You should also think about exam readiness. Some professionals have the experience for PMP but have been away from formal study for years. In those cases, structured instructor-led preparation often improves both confidence and pass probability. This matters because failed attempts cost time, money, and momentum.
Training format matters more than most people expect
Certification decisions are not only about content. Format matters. A working professional in a demanding role needs a preparation plan that fits actual life, not an ideal calendar.
Some learners do best in intensive 5-day or 10-day formats because they want full immersion and a fast exam timeline. Others need weekend or evening schedules to stay consistent while managing work responsibilities. There is no universal best format. The right one is the format you can complete without interruption.
This is where specialized training providers bring practical value. A strong provider offers more than classroom hours. It gives you structured coverage of the exam blueprint, guided practice, faculty support, and a schedule that aligns with professional routines. For many candidates in Bahrain and the wider region, that combination is what turns intention into certification.
Common mistakes that slow down certification progress
One of the biggest mistakes is chasing certifications based on popularity rather than fit. Another is delaying preparation because the perfect time never arrives. Professionals often wait for a quieter quarter at work, but project environments rarely become quiet on their own.

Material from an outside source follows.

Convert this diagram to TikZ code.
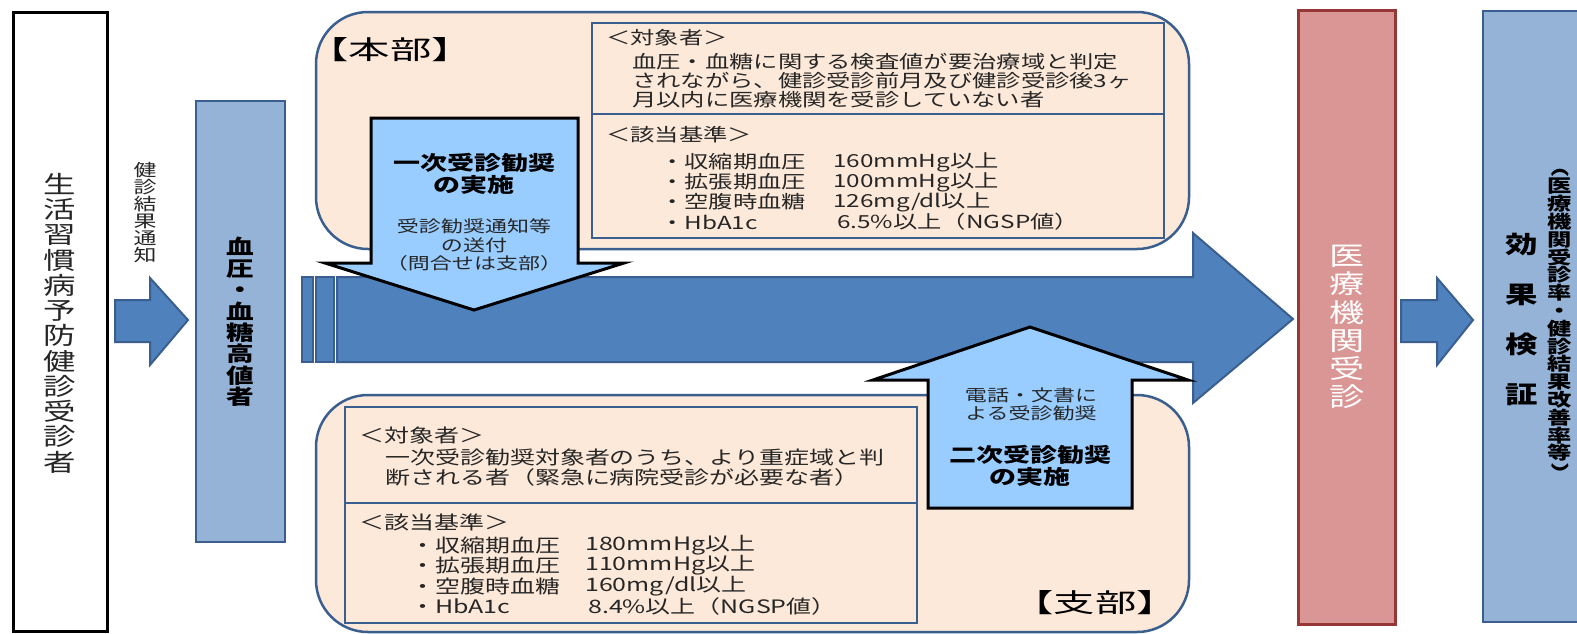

A third mistake is underestimating exam discipline. Even experienced project managers can struggle if they rely only on practical knowledge without understanding how certification exams frame scenarios, terminology, and decision logic.
Finally, some candidates focus on passing the exam but ignore what comes after. Certification should support a broader development plan. That means applying the concepts at work, updating your resume and professional profile, and choosing your next credential strategically rather than impulsively.
Build your roadmap around role, not hype
A strong project management certification roadmap is not about collecting badges. It is about moving from your current role to your target role with the fewest unnecessary steps. For some professionals, that starts with CAPM. For others, it begins with PMP and then branches into agile, risk, construction, or scheduling specialization.
The smartest move is to choose the next certification that matches your present responsibilities and your next promotion, not someone else’s path. When the roadmap is aligned to real career goals, certification stops being an academic exercise and becomes a practical advantage you can use immediately.